We see the mean of samples_posterior_A greater than samples_posterior_B is 0.5628 which means that the probability that web page A is better than web page B at retaining signups is 56.28%. We can decide based off of this percentage whether or not this is enough evidence for us to choose one web page or not.

%matplotlib inline
from IPython.core.pylabtools import figsize
from matplotlib import pyplot as plt
import numpy as np

figsize(12.5, 4)
plt.rcParams['savefig.dpi'] = 300
plt.rcParams['figure.dpi'] = 300
x = np.linspace(0, 1, 500)
plt.plot(x, posterior_A.pdf(x), label='posterior of A')
plt.plot(x, posterior_B.pdf(x), label='posterior of B')
plt.xlabel('Value')
plt.ylabel('Density')
plt.title("Posterior distributions of the conversion rates of Web pages $A$ and $B$")

plt.legend();

plt.plot(x, posterior_A.pdf(x), label='posterior of A')
plt.plot(x, posterior_B.pdf(x), label='posterior of B')
plt.xlim(0.05, 0.15)
plt.xlabel('Value')
plt.ylabel('Density')
plt.title("Zoomed-in posterior distributions of the conversion\
            rates of Web pages $A$ and $B$")
plt.legend();

Expected Revenue Analysis

We have just illustrated how to find out which web page is better at getting new users to sign up. But suppose we would like to know which package would yield a better profit. We will now go through the necessary steps to figure this out.
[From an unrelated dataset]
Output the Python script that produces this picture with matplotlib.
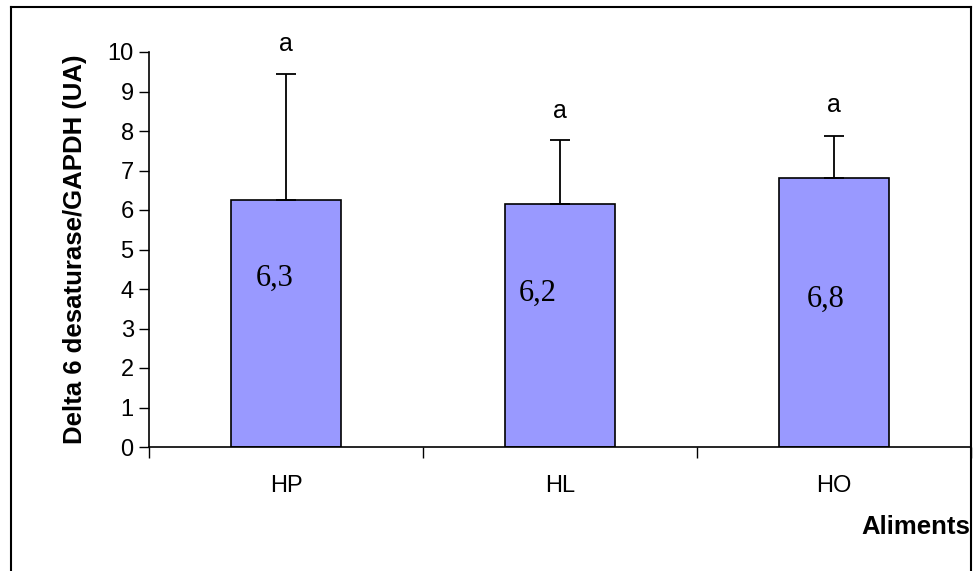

We assume that the profit model can be determined with $E[R] = 79p_{79} + 49p_{49} + 25p_{25} + 0p_{0}$. N_79, N_49, N_25, N_0 are purchases/ subscription packages that users can buy. N_79 costs the user 79 dollars, N_49 costs the user 49 dollars, and so on and so forth. N_0 costs $0 and this represents the number of users that do not buy any of our products.

Since the probabilities of each of these events (purchase packages) are correlated, we cannot choose beta/binomial model as prior like before The conjugate is a dirichlet, so that is why we choose the dirichlet as our posterior.

We assume that prior is Dirichlet([1, 1, 1, 1]). Thus, the posterior is Dirichlet([1 + $N_1, 1 + N_2, 1 + N_3 + 1 + N_4$]), where $N_1, N_2, N_3$, and $N_4$ are our observations.

from numpy.random import dirichlet 
N = 1000
N_79 = 10
N_49 = 46
N_25 = 80
N_0 = N - (N_79 + N_49 + N_25)

observations = np.array([N_79, N_49, N_25, N_0])

prior_parameters = np.array([1, 1, 1, 1])
posterior_samples = dirichlet(prior_parameters + observations, size=10000)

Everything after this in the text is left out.